Engineer Notes: Robotic Chefs, 3D Printed Fingers, and Is That a Lego Block or an IoT Device?

With new advances in technology and engineering occuring everyday, we thought we'd compile a list of some things we thought were worth keeping an eye on, as well as cool news we thought you might want to know.

Worth Keeping An Eye On

Are they Lego lookalikes or Internet of Things-connected, highly sophisticated “blocks” that snap together to provide customized IoT functionality for the post-PC world? Either way, it’s time you met Interstacks, which are basically Lego-like blocks that snap together to fuse hardware, software, and info architecture into a web of trillions of interconnected tiny little devices.

Internet of Things devices are a pretty hot topic right now, which is why we think the Interstacks blocks are a refreshing entry into the IoT market, and a product well worth keeping an eye on in the future.

It may look like a padded sleeping mask, but it’s so much more. With more than 20 years of research behind this device, Sana Sleep’s “smart goggles” are putting to rest insomnia and other sleeping disorders. With technology that's said to “trigger specific patterns in the brain,” this revolutionary sleeping device puts your brain into deep states of relaxation in a matter of minutes. After being trained to recognize the user's breathing and pulse patterns, these “smart goggles” can help insomniacs sleep quicker than ever and, more importantly, finally get a good night’s sleep! Look out for the release of these goggles in 2018. They will retail for around $400.

Our Robot Friends

Is it possible that living with robots may actually increase our own intelligence? A new study conducted by Yale University found that when robots were incorporated with humans to achieve a communal goal, the presence of AI’s boosted both the performance of the human group as a whole as well as that of the individual. Even when the task grew more difficult, the bots were able to accelerate the time it took the humans to solve the task by 55.6 percent. These findings help to aid in the advancement of robots in the automotive industry and even in military scenarios. If robots cause humans to perform better, could it be possible for humans to drive better around robotic self driving cars?

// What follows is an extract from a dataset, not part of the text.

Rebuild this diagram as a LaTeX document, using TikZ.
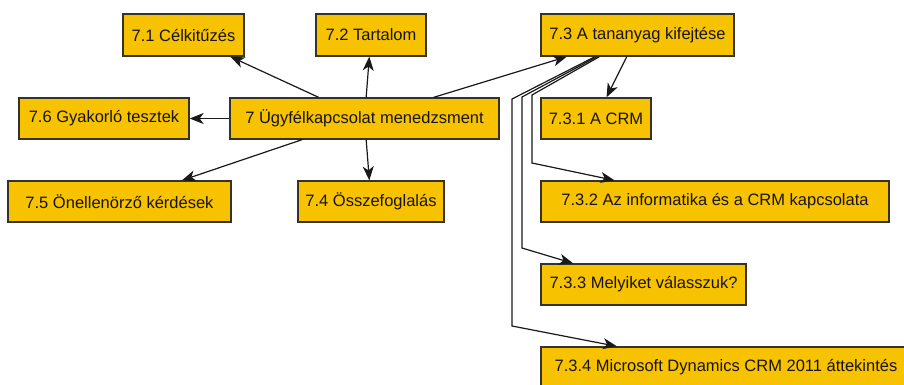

Could humans be more strategic when working in tandem with AI’s in war?

Robots may not be taking over the world yet, but they sure are entering into new sectors at a rapid pace. The fast food industry, a sector that some may think would benefit from robots the least, is getting a new employee — Flippy.

Flippy was built for one sole purpose: to flip hamburgers. Researchers at Miso Robotics have created this robot in hopes chefs can make food more “consistently and perfectly.” With “eyes” that can tell where other food is on the grill, and sensors that can sense when others are near, Flippy may just be the perfect fit for the kitchen of the future.

The Wonders of 3D Printing

3D printers have been deemed useful in a multitude of industries such as medical, automotive, and aerospace. But one industry that some thought might never reap the benefits of 3D printing is the food industry. This idea is quickly being proved wrong, however. Recently, Australian researcher Dr. Aarti Tobin has proposed that 3D printing could help tremendously for people who suffer from dysphagia, a disease which makes it difficult to swallow foods or liquids. By being able to manipulate the 3D printed food to be both soft and visually appealing, even dysphagia patients who suffer from dementia (and therefore don’t recognize soft/pureed food as being edible), can enjoy a pizza or a nice steak.

Talk about a helping hand – or finger. After experiencing a “freak” cycling accident, 15-year-old Oliver Smith of Derbyshire, UK, was placed in a full arm cast for 18 months. With his GCSE exams right around the corner, Smith was panicked with the thought of not having a hand to write or type with. With the help of a 3D printer and the brilliant ideas of his design technology teacher, they were able to print a so-called finger to attach to his cast. This enabled Smith to type with both hands and to take his GCSE’s with ease. Thanks again, 3D printing!